FARMERS will be paid to help with the cost of sowing plants that can reduce the need for artificial fertilisers as prices soar, the Government has said.
Defra has set out measures to deal with the impact of high gas prices which have left farmers facing rising costs for manufactured fertiliser, due to the process depending on gas.
They include further details of the new “sustainable farming incentive” (SFI), part of the post-Brexit payments regime for landowners, which aims to help famers move towards sustainable farming.
The Government said it would pay farmers to help with the costs of sowing nitrogen-fixing plants and “green manures” in or ahead of their crops, as a substitute to some of their fertiliser requirements for the coming season.
This will reduce dependence on manufactured fertilisers linked to the price of gas, officials said.
Changes to the use of urea fertiliser that aim to reduce ammonia pollution from farms have been delayed by at least a year, and there will be new standards to limit pollution rather than a ban, to help farmers deal with supply issues.
And the Government has said it does not intend ban autumn manure spreading as part of rules to avoid water pollution, and is clarifying guidance on the regulations for spreading muck in the autumn and winter months.
New slurry storage grants will also be available to help farmers build six months of covered storage capacity.
An industry fertiliser roundtable will also be chaired by the Farming Minister, Victoria Prentis, on the issue and the pressures on farmers, and to come up with solutions, with the first meeting this week, Defra said.
Environment Secretary George Eustice said: “The significant rise in the cost of fertiliser is a reminder that we need to reduce our dependence on manufacturing processes dependent on gas.
“Many of the challenges we face in agriculture will require a fusion of new technology with conventional principles of good farm husbandry.
“The measures we have announced today are not the whole solution but will help farmers manage their nitrogen needs in the year ahead.”
Defra is also making £20.5m available for research and development to boost productivity and deliver climate-smart and sustainable farming.
Mark Tufnell, president of the Country Land and Business Association, said: “Some farmers may choose not to spread fertiliser at all this year.

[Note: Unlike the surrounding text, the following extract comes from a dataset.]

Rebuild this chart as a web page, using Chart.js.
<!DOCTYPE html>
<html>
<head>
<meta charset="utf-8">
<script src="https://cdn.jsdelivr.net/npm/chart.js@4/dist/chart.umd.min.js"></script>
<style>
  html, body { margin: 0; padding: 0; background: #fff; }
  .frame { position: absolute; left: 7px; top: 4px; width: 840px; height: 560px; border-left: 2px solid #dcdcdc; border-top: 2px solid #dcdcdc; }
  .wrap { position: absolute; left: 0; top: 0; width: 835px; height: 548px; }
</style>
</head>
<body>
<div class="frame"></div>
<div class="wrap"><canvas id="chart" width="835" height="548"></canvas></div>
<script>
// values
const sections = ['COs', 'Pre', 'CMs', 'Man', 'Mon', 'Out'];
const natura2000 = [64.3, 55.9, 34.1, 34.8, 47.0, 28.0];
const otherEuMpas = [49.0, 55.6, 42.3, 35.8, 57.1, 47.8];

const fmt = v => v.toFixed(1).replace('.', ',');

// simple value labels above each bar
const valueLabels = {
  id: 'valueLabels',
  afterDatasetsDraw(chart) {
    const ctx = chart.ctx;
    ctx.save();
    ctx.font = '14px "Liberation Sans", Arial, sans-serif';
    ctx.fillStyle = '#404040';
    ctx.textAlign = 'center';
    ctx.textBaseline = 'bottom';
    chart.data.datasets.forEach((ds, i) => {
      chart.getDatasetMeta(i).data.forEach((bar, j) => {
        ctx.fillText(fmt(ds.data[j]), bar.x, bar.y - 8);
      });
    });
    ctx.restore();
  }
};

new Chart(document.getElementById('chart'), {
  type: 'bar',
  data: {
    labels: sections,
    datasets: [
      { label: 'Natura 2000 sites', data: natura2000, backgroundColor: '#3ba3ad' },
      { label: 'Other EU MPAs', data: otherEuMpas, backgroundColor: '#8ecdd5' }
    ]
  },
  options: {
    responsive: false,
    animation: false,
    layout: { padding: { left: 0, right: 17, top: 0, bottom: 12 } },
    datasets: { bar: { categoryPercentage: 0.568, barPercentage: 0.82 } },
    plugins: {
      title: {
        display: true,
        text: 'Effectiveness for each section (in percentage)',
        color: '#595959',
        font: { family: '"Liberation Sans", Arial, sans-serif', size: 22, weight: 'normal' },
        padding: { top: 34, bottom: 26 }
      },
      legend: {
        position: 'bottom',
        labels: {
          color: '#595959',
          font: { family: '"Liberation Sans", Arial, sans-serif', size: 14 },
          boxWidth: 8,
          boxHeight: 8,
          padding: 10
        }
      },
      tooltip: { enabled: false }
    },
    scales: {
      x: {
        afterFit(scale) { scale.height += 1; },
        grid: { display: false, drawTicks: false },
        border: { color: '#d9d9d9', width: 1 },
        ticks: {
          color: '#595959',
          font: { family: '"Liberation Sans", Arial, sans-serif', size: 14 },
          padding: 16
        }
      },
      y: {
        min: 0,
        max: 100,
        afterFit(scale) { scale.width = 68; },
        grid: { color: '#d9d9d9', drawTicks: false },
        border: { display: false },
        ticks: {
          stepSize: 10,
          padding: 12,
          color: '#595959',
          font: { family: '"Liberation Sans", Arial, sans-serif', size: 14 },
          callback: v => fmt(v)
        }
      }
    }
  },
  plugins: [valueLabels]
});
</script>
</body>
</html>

“But if prices continued to stay at this all-time-high then Government will need to urgently consider ways of increasing and diversifying domestic fertiliser production.”

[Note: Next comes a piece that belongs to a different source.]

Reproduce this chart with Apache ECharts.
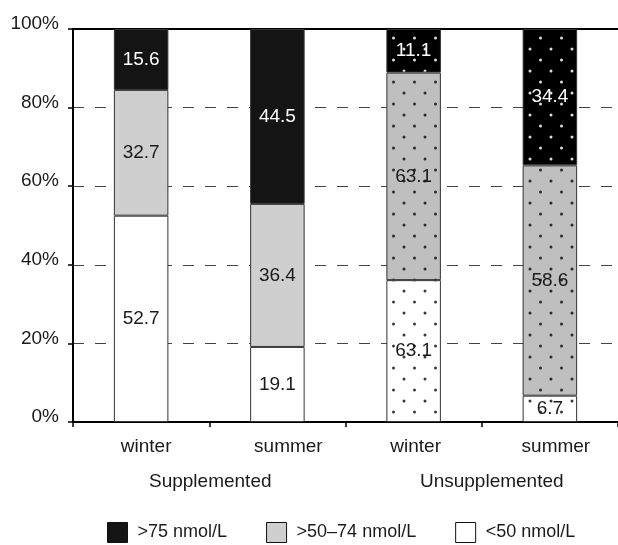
<!DOCTYPE html>
<html>
<head>
<meta charset="utf-8">
<script src="https://cdn.jsdelivr.net/npm/echarts@6/dist/echarts.min.js"></script>
<style>
html,body{margin:0;padding:0;background:#fff;}
#chart{width:618px;height:545px;}
</style>
</head>
<body>
<div id="chart"></div>
<script>
// ---- data ----
const categories = ['winter', 'summer', 'winter', 'summer'];
const groups = ['Supplemented', 'Unsupplemented'];
const seriesNames = ['<50 nmol/L', '>50–74 nmol/L', '>75 nmol/L'];
const legendOrder = ['>75 nmol/L', '>50–74 nmol/L', '<50 nmol/L'];
// segment heights (percent) as drawn
const lowValues = [52.5, 19.1, 36.1, 6.7];
const midValues = [32.0, 36.4, 52.8, 58.6];
const highValues = [15.5, 44.5, 11.1, 34.7];
// printed labels
const lowLabels = ['52.7', '19.1', '63.1', '6.7'];
const midLabels = ['32.7', '36.4', '63.1', '58.6'];
const highLabels = ['15.6', '44.5', '11.1', '34.4'];
const patterned = [false, false, true, true];
const yTicks = [0, 20, 40, 60, 80, 100];

// ---- styling ----
const FONT = "'Liberation Sans', Arial, sans-serif";
const TXT = '#1a1a1a';

function makePattern(bg, dot) {
  const c = document.createElement('canvas');
  c.width = 21; c.height = 22;
  const g = c.getContext('2d');
  g.fillStyle = bg; g.fillRect(0, 0, 21, 22);
  g.fillStyle = dot;
  [[5, 5], [15.5, 16]].forEach(function (p) {
    g.beginPath(); g.arc(p[0], p[1], 1.5, 0, Math.PI * 2); g.fill();
  });
  return { image: c, repeat: 'repeat' };
}

const solid = ['#ffffff', '#cfcfcf', '#141414'];
const patternBg = ['#ffffff', '#bfbfbf', '#000000'];
const patternDot = ['#3a3a3a', '#2a2a2a', '#dddddd'];
const labelColors = [TXT, TXT, '#ffffff'];
const valueSets = [lowValues, midValues, highValues];
const labelSets = [lowLabels, midLabels, highLabels];
const catShift = [10, 22, 4, 12];

const series = seriesNames.map(function (name, si) {
  const pat = makePattern(patternBg[si], patternDot[si]);
  return {
    name: name,
    type: 'bar',
    stack: 'total',
    xAxisIndex: 0,
    barWidth: '40%',
    itemStyle: { color: solid[si], borderColor: '#333', borderWidth: 1 },
    label: {
      show: true,
      position: 'inside',
      color: labelColors[si],
      fontSize: 19,
      fontFamily: FONT,
      formatter: function (p) { return labelSets[si][p.dataIndex]; }
    },
    emphasis: { disabled: true },
    data: valueSets[si].map(function (v, i) {
      return patterned[i] ? { value: v, itemStyle: { color: pat } } : v;
    })
  };
});

const chart = echarts.init(document.getElementById('chart'), null, { renderer: 'canvas' });
chart.setOption({
  animation: false,
  backgroundColor: '#fff',
  grid: { left: 73, right: -3, top: 29, bottom: 123 },
  legend: {
    data: legendOrder,
    left: 107,
    top: 522,
    padding: 0,
    itemWidth: 20,
    itemHeight: 20,
    itemGap: 39,
    icon: 'rect',
    itemStyle: { borderColor: '#111', borderWidth: 1 },
    textStyle: { fontSize: 18, color: TXT, fontFamily: FONT, padding: [0, 0, 0, 5] },
    selectedMode: false
  },
  xAxis: [
    {
      type: 'category',
      data: categories.map(function (c, i) {
        return { value: c, textStyle: { padding: [0, 0, 0, catShift[i]] } };
      }),
      position: 'bottom',
      axisLine: { show: true, lineStyle: { color: '#000', width: 2 } },
      axisTick: { show: true, length: 5, lineStyle: { color: '#000', width: 1.5 } },
      axisLabel: { fontSize: 19, color: TXT, fontFamily: FONT, margin: 15 }
    },
    {
      type: 'category',
      data: categories,
      position: 'top',
      axisLine: { show: true, lineStyle: { color: '#000', width: 2 } },
      axisTick: { show: false },
      axisLabel: { show: false }
    },
    {
      type: 'category',
      data: groups.map(function (g, i) {
        return { value: g, textStyle: { padding: [0, 0, 0, i === 1 ? 20 : 2] } };
      }),
      position: 'bottom',
      axisLine: { show: false },
      axisTick: { show: false },
      axisLabel: { fontSize: 19, color: TXT, fontFamily: FONT, margin: 50 }
    }
  ],
  yAxis: {
    type: 'value',
    min: yTicks[0],
    max: yTicks[yTicks.length - 1],
    interval: yTicks[1] - yTicks[0],
    axisLine: { show: true, lineStyle: { color: '#000', width: 2 } },
    axisTick: { show: true, length: 5, lineStyle: { color: '#000', width: 1.5 } },
    axisLabel: { formatter: '{value}%', fontSize: 19, color: TXT, fontFamily: FONT, margin: 14, verticalAlign: 'bottom', lineHeight: 10 },
    splitLine: {
      show: true,
      showMinLine: false,
      showMaxLine: false,
      lineStyle: { color: '#444', width: 1, type: [11, 11] }
    }
  },
  series: series
});
</script>
</body>
</html>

He welcomed the news Defra had accepted the industry’s advice to allow the continued use of urea within an accreditation scheme, audited by Red Tractor, which he said gave farmers a greater degree of choice when purchasing fertiliser.

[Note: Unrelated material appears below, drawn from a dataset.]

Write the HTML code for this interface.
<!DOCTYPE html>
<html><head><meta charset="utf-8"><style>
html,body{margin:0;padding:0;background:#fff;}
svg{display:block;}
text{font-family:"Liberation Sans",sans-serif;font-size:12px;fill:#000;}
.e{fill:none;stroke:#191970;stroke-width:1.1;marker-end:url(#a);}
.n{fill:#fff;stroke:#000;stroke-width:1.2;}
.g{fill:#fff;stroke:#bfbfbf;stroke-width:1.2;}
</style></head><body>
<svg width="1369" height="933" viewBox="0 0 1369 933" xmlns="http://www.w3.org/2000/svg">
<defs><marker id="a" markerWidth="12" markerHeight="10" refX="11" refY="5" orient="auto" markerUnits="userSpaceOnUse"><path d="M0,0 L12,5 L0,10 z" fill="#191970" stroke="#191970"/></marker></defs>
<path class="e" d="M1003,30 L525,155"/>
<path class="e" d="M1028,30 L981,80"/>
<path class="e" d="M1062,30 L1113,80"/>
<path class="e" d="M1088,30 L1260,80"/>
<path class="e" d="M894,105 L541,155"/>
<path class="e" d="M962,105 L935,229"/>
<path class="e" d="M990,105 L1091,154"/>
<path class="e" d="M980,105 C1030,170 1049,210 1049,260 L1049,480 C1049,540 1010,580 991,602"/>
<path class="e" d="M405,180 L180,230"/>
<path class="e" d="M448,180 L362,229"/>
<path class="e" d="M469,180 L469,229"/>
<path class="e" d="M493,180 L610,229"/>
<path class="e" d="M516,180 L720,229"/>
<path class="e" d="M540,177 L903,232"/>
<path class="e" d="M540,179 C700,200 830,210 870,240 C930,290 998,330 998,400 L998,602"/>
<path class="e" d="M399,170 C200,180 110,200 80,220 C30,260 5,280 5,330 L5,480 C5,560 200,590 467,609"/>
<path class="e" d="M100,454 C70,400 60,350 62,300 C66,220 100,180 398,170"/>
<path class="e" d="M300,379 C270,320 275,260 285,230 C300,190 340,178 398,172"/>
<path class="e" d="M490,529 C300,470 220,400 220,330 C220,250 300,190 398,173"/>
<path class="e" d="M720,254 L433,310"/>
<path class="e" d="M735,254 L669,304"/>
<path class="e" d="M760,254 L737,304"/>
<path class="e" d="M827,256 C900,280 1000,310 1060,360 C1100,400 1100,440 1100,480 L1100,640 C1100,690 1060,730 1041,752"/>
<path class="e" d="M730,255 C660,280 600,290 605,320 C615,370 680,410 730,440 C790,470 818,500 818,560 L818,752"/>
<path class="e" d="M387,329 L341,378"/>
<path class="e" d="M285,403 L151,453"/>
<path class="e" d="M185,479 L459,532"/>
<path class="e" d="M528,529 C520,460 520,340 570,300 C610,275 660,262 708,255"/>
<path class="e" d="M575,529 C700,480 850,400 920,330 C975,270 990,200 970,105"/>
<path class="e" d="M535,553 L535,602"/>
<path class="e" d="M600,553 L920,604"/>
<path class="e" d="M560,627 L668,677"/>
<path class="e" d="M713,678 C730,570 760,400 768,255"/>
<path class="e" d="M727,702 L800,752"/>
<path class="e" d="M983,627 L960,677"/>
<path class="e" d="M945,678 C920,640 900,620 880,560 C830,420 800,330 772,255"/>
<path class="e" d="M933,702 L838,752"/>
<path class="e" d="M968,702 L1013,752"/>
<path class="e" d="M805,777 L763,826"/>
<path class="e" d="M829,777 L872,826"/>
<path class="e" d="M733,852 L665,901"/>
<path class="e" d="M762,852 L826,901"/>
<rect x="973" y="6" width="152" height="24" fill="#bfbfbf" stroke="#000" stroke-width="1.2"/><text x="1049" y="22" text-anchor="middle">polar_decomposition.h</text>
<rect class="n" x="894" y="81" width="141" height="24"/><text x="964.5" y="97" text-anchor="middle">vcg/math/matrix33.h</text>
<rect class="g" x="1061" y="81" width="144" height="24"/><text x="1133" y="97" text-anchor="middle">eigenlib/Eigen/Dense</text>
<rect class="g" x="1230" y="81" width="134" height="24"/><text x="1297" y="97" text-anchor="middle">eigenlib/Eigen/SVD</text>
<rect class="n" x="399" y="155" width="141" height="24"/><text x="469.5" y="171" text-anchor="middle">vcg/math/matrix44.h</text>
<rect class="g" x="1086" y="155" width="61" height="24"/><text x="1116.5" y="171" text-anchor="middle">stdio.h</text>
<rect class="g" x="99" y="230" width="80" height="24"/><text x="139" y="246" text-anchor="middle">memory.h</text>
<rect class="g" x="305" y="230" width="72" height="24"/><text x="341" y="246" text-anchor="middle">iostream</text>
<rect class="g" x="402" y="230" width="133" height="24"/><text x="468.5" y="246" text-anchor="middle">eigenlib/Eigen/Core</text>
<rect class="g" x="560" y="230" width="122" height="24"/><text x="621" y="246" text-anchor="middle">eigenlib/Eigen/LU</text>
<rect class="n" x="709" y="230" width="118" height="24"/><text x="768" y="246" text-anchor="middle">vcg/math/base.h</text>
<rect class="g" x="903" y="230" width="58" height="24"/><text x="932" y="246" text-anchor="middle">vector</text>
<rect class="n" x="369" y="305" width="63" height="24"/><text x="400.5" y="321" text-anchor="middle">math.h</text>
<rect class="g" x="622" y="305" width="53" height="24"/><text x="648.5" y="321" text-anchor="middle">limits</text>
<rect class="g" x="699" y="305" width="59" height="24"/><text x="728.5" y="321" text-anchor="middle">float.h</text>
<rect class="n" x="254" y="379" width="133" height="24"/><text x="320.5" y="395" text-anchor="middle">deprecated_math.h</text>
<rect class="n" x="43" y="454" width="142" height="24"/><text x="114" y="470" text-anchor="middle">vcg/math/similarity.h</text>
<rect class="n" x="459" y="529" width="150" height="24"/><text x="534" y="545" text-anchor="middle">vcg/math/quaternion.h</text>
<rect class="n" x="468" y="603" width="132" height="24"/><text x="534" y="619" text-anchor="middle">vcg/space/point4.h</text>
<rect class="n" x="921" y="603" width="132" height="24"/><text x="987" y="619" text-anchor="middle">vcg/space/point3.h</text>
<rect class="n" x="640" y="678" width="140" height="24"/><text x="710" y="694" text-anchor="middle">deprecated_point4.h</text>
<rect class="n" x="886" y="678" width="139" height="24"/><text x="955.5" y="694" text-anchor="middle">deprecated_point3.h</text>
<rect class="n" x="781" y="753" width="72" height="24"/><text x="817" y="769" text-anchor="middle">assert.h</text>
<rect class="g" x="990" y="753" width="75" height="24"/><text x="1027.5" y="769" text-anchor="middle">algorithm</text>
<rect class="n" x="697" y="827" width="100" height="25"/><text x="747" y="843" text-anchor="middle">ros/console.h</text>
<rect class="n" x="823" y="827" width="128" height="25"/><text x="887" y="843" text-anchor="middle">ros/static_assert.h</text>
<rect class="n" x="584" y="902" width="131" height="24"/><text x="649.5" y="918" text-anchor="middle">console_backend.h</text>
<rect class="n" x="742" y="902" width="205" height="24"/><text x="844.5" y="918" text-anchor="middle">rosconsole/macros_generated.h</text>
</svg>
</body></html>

Dr Richard Benwell, chief executive of the Wildlife and Countryside Link coalition of conservation charities and green groups, said: “The Government is right to bring forward measures to reduce dependence on artificial fertiliser.
“Investing in healthier soils and reducing reliance on chemicals is a triple win.
“It will help steady food production costs in the short term, it will ensure farms stay productive in the future, and it will cut pollution that blights our rivers and streams.
“Some argue more intensive farming is needed to counter pricing pressures, but this crisis should convince Government to stick to its path and up the pace in delivering its promise of a more sustainable English farming system.”